Why Don’t We Get a Market Rate of Return On Our Investments?

by John Berzellini

The 2011 spread between the average investor return and the S&P 500 return was 7.85% (see Dalbar on left side bar). As usual, the S&P 500 Index outperformed the average main street investor.

The Annual Dalbar Analysis continually points to investor behavior as the root cause of the failure to realize a market rate of return.

The indexers point to the expenses of active money managers as the reason for underperformance.

The active money managers argue that the returns are net of expenses.

The do it yourself investor has access to analytical tools, surveys, free advice from  dot.orgs,  dot.gov, banks, broker dealers the mutual fund complex, and legions of blogers.

Twenty years of surveys and analysis pointing out destructive financial behavior, direct access to low cost index funds , availability of financial information and education on the internet, modern portfolio theory, the three factor model, absolute return strategies, and ETFs  have done very little to help the main street investor obtain a market rate of return.

What is the problem?

It is the combination of the financial industry’s intentional failure to clearly distinguish financial advice from financial product sales support, the ever increasing complexity in financial products , and a general mistrust created by a lack of transparency in the financial industry’s retail product distribution system.

What is the solution?

1.) Hire an advisor that sits on your side of the table and acts as your financial intermediary in a complicated market place.
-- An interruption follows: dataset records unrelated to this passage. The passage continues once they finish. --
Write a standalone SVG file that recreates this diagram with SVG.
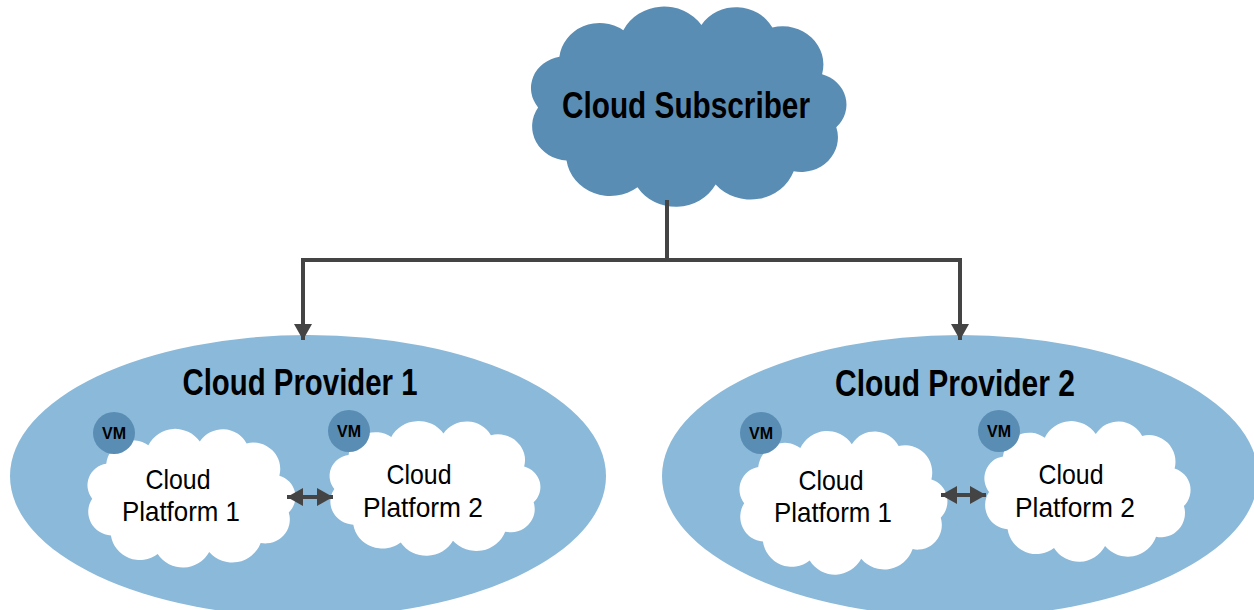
<svg xmlns="http://www.w3.org/2000/svg" width="1254" height="610" viewBox="0 0 1254 610">
<style>
.prov{fill:#8bb9d9}
.dark{fill:#5a8db4}
.white{fill:#ffffff}
.conn{fill:none;stroke:#444444;stroke-width:4}
.title{font-family:"Liberation Sans",Arial,sans-serif;font-weight:bold;font-size:36px;fill:#000;text-anchor:middle}
.lbl{font-family:"Liberation Sans",Arial,sans-serif;font-size:28px;fill:#000;text-anchor:middle}
.vm{font-family:"Liberation Sans",Arial,sans-serif;font-weight:bold;font-size:17px;fill:#000;text-anchor:middle}
</style>
<defs>
<path id="cloud" d="M5,80 A23.7,23.7 0 0 1 20,42 A28.5,28.5 0 0 1 65,22 A32,32 0 0 1 120,18 A29,29 0 0 1 170,20 A28.7,28.7 0 0 1 205,55 A23.9,23.9 0 0 1 215,95 A25.9,25.9 0 0 1 185,128 A32.4,32.4 0 0 1 130,138 A31.9,31.9 0 0 1 75,140 A31.2,31.2 0 0 1 25,120 A25.9,25.9 0 0 1 5,80 Z"/>
<marker id="arr" markerUnits="userSpaceOnUse" markerWidth="16" markerHeight="18" viewBox="0 0 16 18" refX="16" refY="9" orient="auto-start-reverse">
<path d="M0,0 L16,9 L0,18 Z" fill="#444444"/>
</marker>
</defs>

<g id="provider1">
<ellipse class="prov" cx="308" cy="476" rx="298" ry="141"/>
<text class="title" x="300" y="395" textLength="235" lengthAdjust="spacingAndGlyphs">Cloud Provider 1</text>
</g>
<g id="provider2">
<ellipse class="prov" cx="960" cy="476" rx="298" ry="141"/>
<text class="title" x="955" y="396" textLength="240" lengthAdjust="spacingAndGlyphs">Cloud Provider 2</text>
</g>

<g id="subscriber">
<use href="#cloud" class="dark" transform="translate(531,1) scale(1.42,1.33)"/>
<text class="title" x="686" y="118" textLength="248" lengthAdjust="spacingAndGlyphs">Cloud Subscriber</text>
</g>

<g id="p1-platform1">
<use href="#cloud" class="white" transform="translate(87.5,425) scale(0.936,0.921)"/>
<circle class="dark" cx="114" cy="433" r="21"/>
<text class="vm" x="114" y="439" textLength="24" lengthAdjust="spacingAndGlyphs">VM</text>
<text class="lbl" x="178" y="489" textLength="65" lengthAdjust="spacingAndGlyphs">Cloud</text>
<text class="lbl" x="181" y="521" textLength="118" lengthAdjust="spacingAndGlyphs">Platform 1</text>
</g>
<g id="p1-platform2">
<use href="#cloud" class="white" transform="translate(329.6,417.3) scale(0.949,0.895)"/>
<circle class="dark" cx="349" cy="431" r="21"/>
<text class="vm" x="349" y="437" textLength="24" lengthAdjust="spacingAndGlyphs">VM</text>
<text class="lbl" x="419" y="484" textLength="65" lengthAdjust="spacingAndGlyphs">Cloud</text>
<text class="lbl" x="423" y="517" textLength="120" lengthAdjust="spacingAndGlyphs">Platform 2</text>
</g>
<g id="p2-platform1">
<use href="#cloud" class="white" transform="translate(739.5,427) scale(0.936,0.954)"/>
<circle class="dark" cx="761" cy="433" r="21"/>
<text class="vm" x="761" y="439" textLength="24" lengthAdjust="spacingAndGlyphs">VM</text>
<text class="lbl" x="831" y="490" textLength="65" lengthAdjust="spacingAndGlyphs">Cloud</text>
<text class="lbl" x="833" y="522" textLength="118" lengthAdjust="spacingAndGlyphs">Platform 1</text>
</g>
<g id="p2-platform2">
<use href="#cloud" class="white" transform="translate(984.4,417.2) scale(0.928,0.934)"/>
<circle class="dark" cx="999" cy="431" r="21"/>
<text class="vm" x="999" y="437" textLength="24" lengthAdjust="spacingAndGlyphs">VM</text>
<text class="lbl" x="1071" y="484" textLength="65" lengthAdjust="spacingAndGlyphs">Cloud</text>
<text class="lbl" x="1075" y="517" textLength="120" lengthAdjust="spacingAndGlyphs">Platform 2</text>
</g>

<g id="connectors">
<path class="conn" d="M667,200 V260 H303 V340" marker-end="url(#arr)"/>
<path class="conn" d="M667,260 H960 V340" marker-end="url(#arr)"/>
<path class="conn" d="M287,497 H333" marker-start="url(#arr)" marker-end="url(#arr)"/>
<path class="conn" d="M941,495 H986" marker-start="url(#arr)" marker-end="url(#arr)"/>
</g>
</svg>
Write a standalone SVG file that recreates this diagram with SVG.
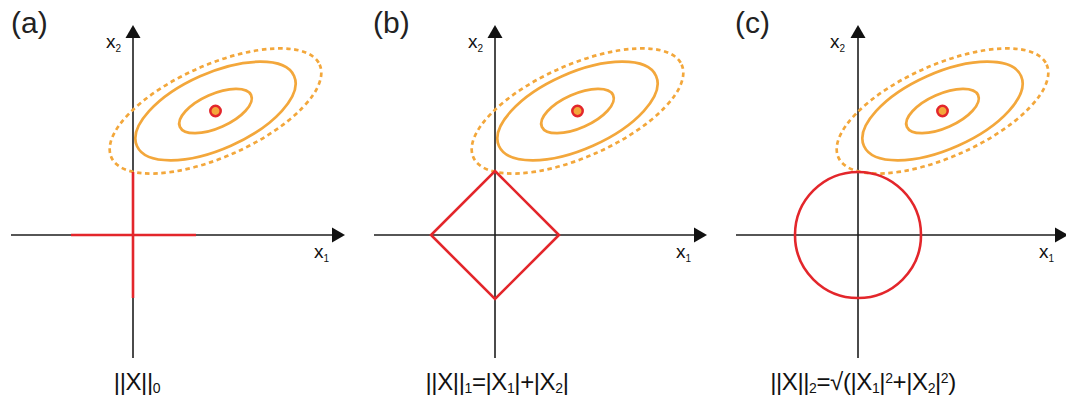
<svg xmlns="http://www.w3.org/2000/svg" width="1066" height="399" viewBox="0 0 1066 399">
<style>
.ax{stroke:#1e1e1e;stroke-width:1.6;fill:none}
.ah{fill:#111}
.ell{fill:none;stroke:#F3A73B;stroke-width:2.7}
.dash{stroke-dasharray:4.5 3.6}
.red{fill:none;stroke:#E3262B;stroke-width:2.6}
.dot{fill:#F3A73B;stroke:#E3262B;stroke-width:2.5}
.ttl{font-family:"Liberation Sans",Arial,sans-serif;font-size:30px;fill:#222}
.axl{font-family:"Liberation Sans",Arial,sans-serif;font-size:19px;fill:#111}
.sub{font-size:10px}
.lbl{font-family:"Liberation Sans",Arial,sans-serif;font-size:24px;letter-spacing:-0.4px;fill:#111;text-anchor:middle}
.s{font-size:14px}
</style>
<defs>
<g id="contours">
<ellipse class="ell dash" cx="0" cy="0" rx="114" ry="46" transform="rotate(-24)"/>
<ellipse class="ell" cx="0" cy="0" rx="86" ry="38" transform="rotate(-24)"/>
<ellipse class="ell" cx="0" cy="0" rx="39" ry="17" transform="rotate(-24)"/>
<circle class="dot" cx="0" cy="0" r="5.2"/>
</g>
</defs>

<g id="connectors">
<line class="ax" x1="11" y1="235" x2="334" y2="235"/>
<polygon class="ah" points="345,235 332,227.5 332,242.5"/>
<line class="ax" x1="133" y1="358" x2="133" y2="36"/>
<polygon class="ah" points="133,25 125.5,38 140.5,38"/>
<line class="ax" x1="374" y1="235" x2="696" y2="235"/>
<polygon class="ah" points="707,235 694,227.5 694,242.5"/>
<line class="ax" x1="495" y1="358" x2="495" y2="36"/>
<polygon class="ah" points="495,25 487.5,38 502.5,38"/>
<line class="ax" x1="736" y1="235" x2="1057" y2="235"/>
<polygon class="ah" points="1068,235 1055,227.5 1055,242.5"/>
<line class="ax" x1="858" y1="358" x2="858" y2="36"/>
<polygon class="ah" points="858,25 850.5,38 865.5,38"/>
</g>

<g id="panel-a">
<text class="ttl" x="11" y="33">(a)</text>
<text class="axl" x="106" y="48">x<tspan class="sub" dy="4">2</tspan></text>
<text class="axl" x="314" y="258">x<tspan class="sub" dy="4">1</tspan></text>
<use href="#contours" x="215.5" y="111"/>
<line class="red" x1="71" y1="235" x2="196" y2="235"/>
<line class="red" x1="133" y1="172" x2="133" y2="298"/>
<text class="lbl" x="137" y="390">||X||<tspan class="s" dy="3">0</tspan></text>
</g>

<g id="panel-b">
<text class="ttl" x="373" y="33">(b)</text>
<text class="axl" x="468" y="48">x<tspan class="sub" dy="4">2</tspan></text>
<text class="axl" x="676" y="258">x<tspan class="sub" dy="4">1</tspan></text>
<use href="#contours" x="577.5" y="111"/>
<polygon class="red" points="495,171 559,235 495,299 431,235"/>
<text class="lbl" x="497" y="390">||X||<tspan class="s" dy="3">1</tspan><tspan dy="-3">=|X</tspan><tspan class="s" dy="3">1</tspan><tspan dy="-3">|+|X</tspan><tspan class="s" dy="3">2</tspan><tspan dy="-3">|</tspan></text>
</g>

<g id="panel-c">
<text class="ttl" x="735" y="33">(c)</text>
<text class="axl" x="830" y="48">x<tspan class="sub" dy="4">2</tspan></text>
<text class="axl" x="1039" y="258">x<tspan class="sub" dy="4">1</tspan></text>
<use href="#contours" x="942.5" y="111"/>
<circle class="red" cx="858" cy="235" r="63"/>
<text class="lbl" x="863" y="390">||X||<tspan class="s" dy="3">2</tspan><tspan dy="-3">=√(|X</tspan><tspan class="s" dy="3">1</tspan><tspan dy="-3">|</tspan><tspan class="s" dy="-7">2</tspan><tspan dy="7">+|X</tspan><tspan class="s" dy="3">2</tspan><tspan dy="-3">|</tspan><tspan class="s" dy="-7">2</tspan><tspan dy="7">)</tspan></text>
</g>
</svg>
In many cases you will find the total cost of independent advice is less than the cost of tainted advice provided by the creators of financial products.  For example, JBA  does not receive trading commissions, and passes along fee based institutional pricing to clients.

2.)Take a comprehensive approach to financial planning.

Contrary to their advertizing;  banks, broker dealers, and insurance companies  do not offer comprehensive financial planning  (see “Defining Comprehensive Financial Planning” posted May 14,2012)

A comprehensive approach is not all about money management.  For example choosing the correct social security claiming strategy and portfolio withdrawal method can go a long way in making sure you do not out live your assets.

Under the right circumstances, a social security strategy alone can add over $200,000 in additional income during a retiree’s life time. Banks don’t make money on this kind of advice!

What should we expect?

Expect a market rate of return less expenses. In the 2011 Dalbar Analysis example above, a market rate of return less a 1% advisory fee produces 6. 8 %  more return than the average investor received in 2011.

Expect a holistic approach to your retirement plan as opposed to a product sale approach.

Expect the peace of mind that comes with knowing  your advisor is working for you rather than some faceless committee in a bank or insurance company.